Xcode project configuration

- [Instructor] In this module, we'll get your composed multi-platform app running on the iOS simulator without ever opening Xcode. The beauty of composed multi-platform is that you can develop, build, and test your iOS app entirely from Android studio. Make no mistake though, you still need Xcode. Only, it just runs in the background. Look at your run configurations. You'll see iOS simulator options alongside your Android targets. So if we do a dropdown here, we can see that there's an iOS app here. There's a compose app, which is Android, which even can run tests from here and other things. Gradle handles everything, compiling Kotlin native, packaging the app, launching the simulator, and installing your app. The same APOD view model and today's screen that you've been testing on Android will appear on the iOS simulator. The iOS simulator runs your actual composed UI code, tap interaction, scroll, navigate, everything behaves like a native iOS app because it is a native iOS app, just written in Kotlin and composed instead of Swift and Swift UI. If you need to debugs iOS specific behavior, you can use the same debugging tools you use for Android, set break points. In fact, let's go ahead and click on one of these pictures and you notice there's a break point and we ended up in the picture details page.
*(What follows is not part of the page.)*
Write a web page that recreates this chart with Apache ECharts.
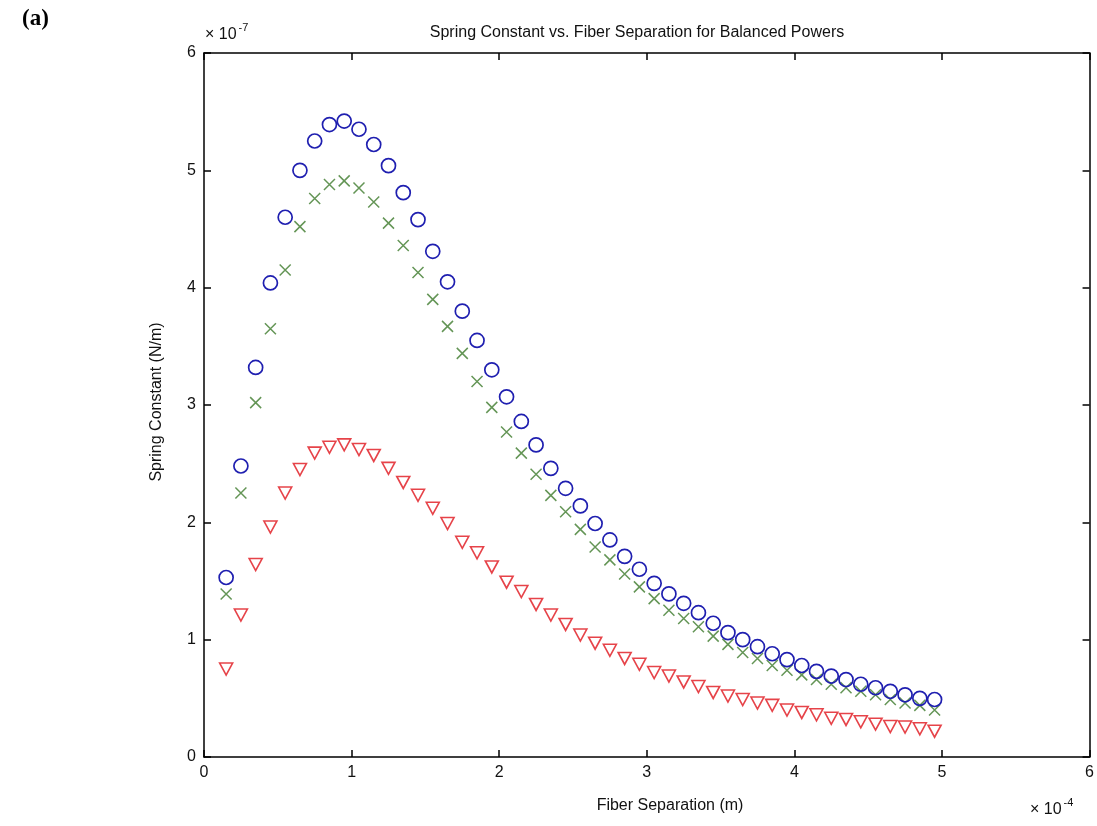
<!DOCTYPE html>
<html>
<head>
<meta charset="utf-8">
<script src="https://cdn.jsdelivr.net/npm/echarts@6/dist/echarts.min.js"></script>
<style>
	html, body { margin: 0; padding: 0; background: #fff; }
	#chart { width: 1097px; height: 826px; }
</style>
</head>
<body>
<div id="chart"></div>
<script>
	// fiber separation, in units of 1e-4 m
	const separation = [0.15, 0.25, 0.35, 0.45, 0.55, 0.65, 0.75, 0.85, 0.95, 1.05,
		1.15, 1.25, 1.35, 1.45, 1.55, 1.65, 1.75, 1.85, 1.95, 2.05,
		2.15, 2.25, 2.35, 2.45, 2.55, 2.65, 2.75, 2.85, 2.95, 3.05,
		3.15, 3.25, 3.35, 3.45, 3.55, 3.65, 3.75, 3.85, 3.95, 4.05,
		4.15, 4.25, 4.35, 4.45, 4.55, 4.65, 4.75, 4.85, 4.95]

	// spring constant, in units of 1e-7 N/m
	const circleVals = [1.53, 2.48, 3.32, 4.04, 4.60, 5.00, 5.25, 5.39, 5.42, 5.35,
		5.22, 5.04, 4.81, 4.58, 4.31, 4.05, 3.80, 3.55, 3.30, 3.07,
		2.86, 2.66, 2.46, 2.29, 2.14, 1.99, 1.85, 1.71, 1.60, 1.48,
		1.39, 1.31, 1.23, 1.14, 1.06, 1.00, 0.94, 0.88, 0.83, 0.78,
		0.73, 0.69, 0.66, 0.62, 0.59, 0.56, 0.53, 0.50, 0.49]

	const crossVals = [1.39, 2.25, 3.02, 3.65, 4.15, 4.52, 4.76, 4.88, 4.91, 4.85,
		4.73, 4.55, 4.36, 4.13, 3.90, 3.67, 3.44, 3.20, 2.98, 2.77,
		2.59, 2.41, 2.23, 2.09, 1.94, 1.79, 1.68, 1.56, 1.45, 1.35,
		1.25, 1.18, 1.11, 1.03, 0.96, 0.89, 0.84, 0.78, 0.74, 0.70,
		0.66, 0.62, 0.59, 0.56, 0.53, 0.49, 0.46, 0.44, 0.40]

	const triangleVals = [0.75, 1.21, 1.64, 1.96, 2.25, 2.45, 2.59, 2.64, 2.66, 2.62,
		2.57, 2.46, 2.34, 2.23, 2.12, 1.99, 1.83, 1.74, 1.62, 1.49,
		1.41, 1.30, 1.21, 1.13, 1.04, 0.97, 0.91, 0.84, 0.79, 0.72,
		0.69, 0.64, 0.60, 0.55, 0.52, 0.49, 0.46, 0.44, 0.40, 0.38,
		0.36, 0.33, 0.32, 0.30, 0.28, 0.26, 0.255, 0.24, 0.22]

	const tickLabels = ['0', '1', '2', '3', '4', '5', '6']

	const font = 'Liberation Sans, Arial, sans-serif'

	function pairs(vals) {
		return separation.map((x, i) => [x, vals[i]])
	}

	const chart = echarts.init(document.getElementById('chart'))

	// plain axis with ticks drawn inward (matlab look)
	function axis(pos, showLabel) {
		return {
			type: 'value',
			position: pos,
			min: 0,
			max: 6,
			interval: 1,
			axisLine: { show: true, onZero: false, lineStyle: { color: '#000', width: 1.5 } },
			axisTick: { show: true, inside: true, length: 7, lineStyle: { color: '#000', width: 1.5 } },
			axisLabel: {
				show: showLabel,
				color: '#111',
				fontFamily: font,
				fontSize: 16,
				margin: 8,
				formatter: v => tickLabels[v]
			},
			splitLine: { show: false }
		}
	}

	const supRich = {
		a: { fontFamily: font, fontSize: 16, fill: '#111', verticalAlign: 'bottom' },
		s: { fontFamily: font, fontSize: 11, fill: '#111', verticalAlign: 'top', padding: [0, 0, 10, 2] }
	}

	chart.setOption({
		backgroundColor: '#fff',
		animation: false,
		title: {
			text: 'Spring Constant vs. Fiber Separation for Balanced Powers',
			left: 632,
			top: 20,
			textAlign: 'center',
			textStyle: { fontFamily: font, fontSize: 16, fontWeight: 'normal', color: '#111' }
		},
		grid: { left: 204, right: 6, top: 53, bottom: 69 },
		xAxis: [axis('bottom', true), axis('top', false)],
		yAxis: [axis('left', true), axis('right', false)],
		graphic: [
			{
				type: 'text', left: 22, top: 8,
				style: { text: '(a)', font: 'bold 23px "Liberation Serif", "Times New Roman", serif', fill: '#000' }
			},
			{
				type: 'text', left: 205, top: 22,
				style: { text: '{a|× 10}{s|-7}', rich: supRich }
			},
			{
				type: 'text', left: 1030, top: 797,
				style: { text: '{a|× 10}{s|-4}', rich: supRich }
			},
			{
				type: 'text', x: 670, y: 806,
				style: { text: 'Fiber Separation (m)', fontFamily: font, fontSize: 16, fill: '#111', align: 'center', verticalAlign: 'middle' }
			},
			{
				type: 'text', x: 157, y: 402, rotation: Math.PI / 2,
				style: { text: 'Spring Constant (N/m)', fontFamily: font, fontSize: 16, fill: '#111', align: 'center', verticalAlign: 'middle' }
			}
		],
		series: [
			{
				type: 'scatter',
				data: pairs(triangleVals),
				symbol: 'path://M0,0L12,0L6,10Z',
				symbolSize: [13, 12],
				itemStyle: { color: 'rgba(0,0,0,0)', borderColor: '#e0141c', borderWidth: 1.6 }
			},
			{
				type: 'scatter',
				data: pairs(crossVals),
				symbol: 'path://M0,0L10,10M10,0L0,10',
				symbolSize: 11,
				itemStyle: { color: 'rgba(0,0,0,0)', borderColor: '#3d7a2c', borderWidth: 1.5 }
			},
			{
				type: 'scatter',
				data: pairs(circleVals),
				symbol: 'circle',
				symbolSize: 14,
				itemStyle: { color: 'rgba(0,0,0,0)', borderColor: '#1f1fb0', borderWidth: 1.7, opacity: 1 }
			}
		]
	})
</script>
</body>
</html>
Okay, so let's go ahead and let that finish running. We go back, we go to today. Oh, and look, we've hit our break point again at picture detail screen. So we're doing a lot of code sharing here. If we go ahead and let that run one more time, and I think that you've guessed what's going to happen. So we type in a date, we say find the picture, we say view full picture, and we end up once again at the picture details page. Set break points in APOD repository or home screen, and they'll work on iOS too. They share code base means they share debugging experience. For network testing, remember to update server config to use the correct IP address for the iOS simulator. It can reach your development server just like the Android emulator can. This streamlined workflow means you can iterate quickly across both platforms without context switching between IDEs or learning platform specific tools.